O direito autoral termina por ser menos autoral do
que seu nome suscita e mais um simples regulamento para a exploração,
controle e disposição dos bens imateriais, sua produção e circulação,
pelo capital. Se um direito enuncia, simultânea e automaticamente, uma
obrigação, aquela que decorre daqui é que a sociedade está obrigada a
pagar para um setor para ter acesso à cultura que ela própria produz de
modo comum.
Na melhor das hipóteses, temos (a meia-dúzia
de) medalhões da indústria cultural, a auto-intitulada "classe
artística", detentora de gravadoras ou editoras próprias, capitalizando
brutalmente em cima da sua própria obra das mais diversas maneiras,
acomodando-se em produzir - mas essa sequer é a regra, uma vez que a
maioria de artistas e afins são meros empregados - isso sem falar que o
fato do direito autoral transcender à vida do "artista", mantendo sua
obra como domínio privado, constitui-se em um sumo estupor.
Há
uma multidão de jovens que dependem de cópias e xerox para estudar,
trabalhar, viver e mesmo a reprodução sem fins lucrativos é vedada; o
sistema que nega acesso a esses bens, por outro lado, é aquele mesmo que
precisa, para sobreviver, capturar uma produção que demanda, por sua
vez, uma circulação cada vez mais rápida e melhor do conhecimento comum.
No Brasil, a ABDR é apenas um dos braços desse esquema parasitário
que, hoje, possui bastante força graças ao esquema do ECAD - agora
firmemente ancorado no Ministério da Cultura na gestão Ana de Hollanda.
Não
se trata, por óbvio, de excluir um sistema de remuneração para quem
produz arte, cultura ou informação, mas sim de saber que o autor não é
um sujeito transcendental que produz do nada: ele o faz a partir do que é
produção comum da sociedade onde vive, logo, torna-la um ente meramente
privado trata-se de um atentado à própria continuidade do processo
produtivo: a circulação não pode estar posta em função da remuneração,
mas sim a segunda é que precisa ser adequada à primeira.

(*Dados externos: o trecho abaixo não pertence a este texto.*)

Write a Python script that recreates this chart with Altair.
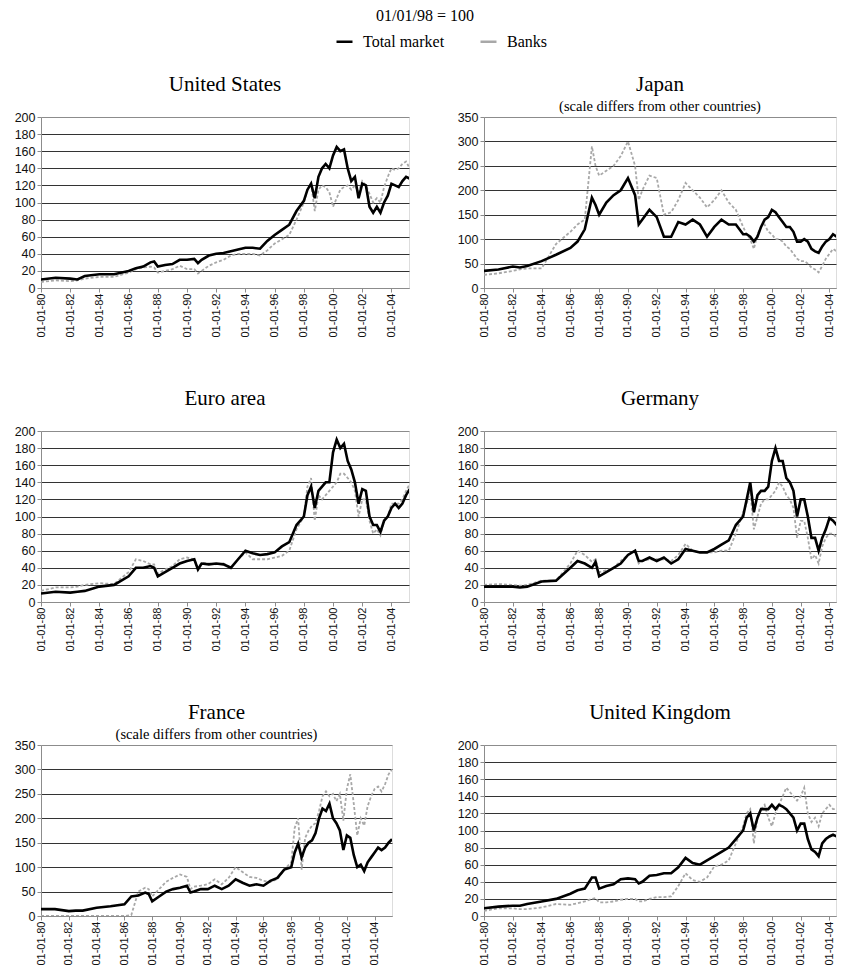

Mesmo que esse
autor ainda pudesse ser considerado como tal, reitero, não é para ele,
via de regra, que a correnteza é vertida.
Para
além dos problemas todos concernentes à juridicização da Vida, ainda
assim, à luz dos princípios constitucionais vigentes e decantados, é de
causar surpresa à tolerância com a legislação vigente, seja por parte
dos legisladores ou dos próprios tribunais - que podem e precisam, eles
mesmos, dar interpretação adequada frente à Constituição vigente,
embora costumem ser até mais realistas do que o rei (o que é
sintomático, aliás). O prejuízo social com o fechamento do Livros de
Humanas, que já foi ensaiado há tempos, até agora, resta não calculado
ou não considerado nas planilhas, o que não é nada à toa.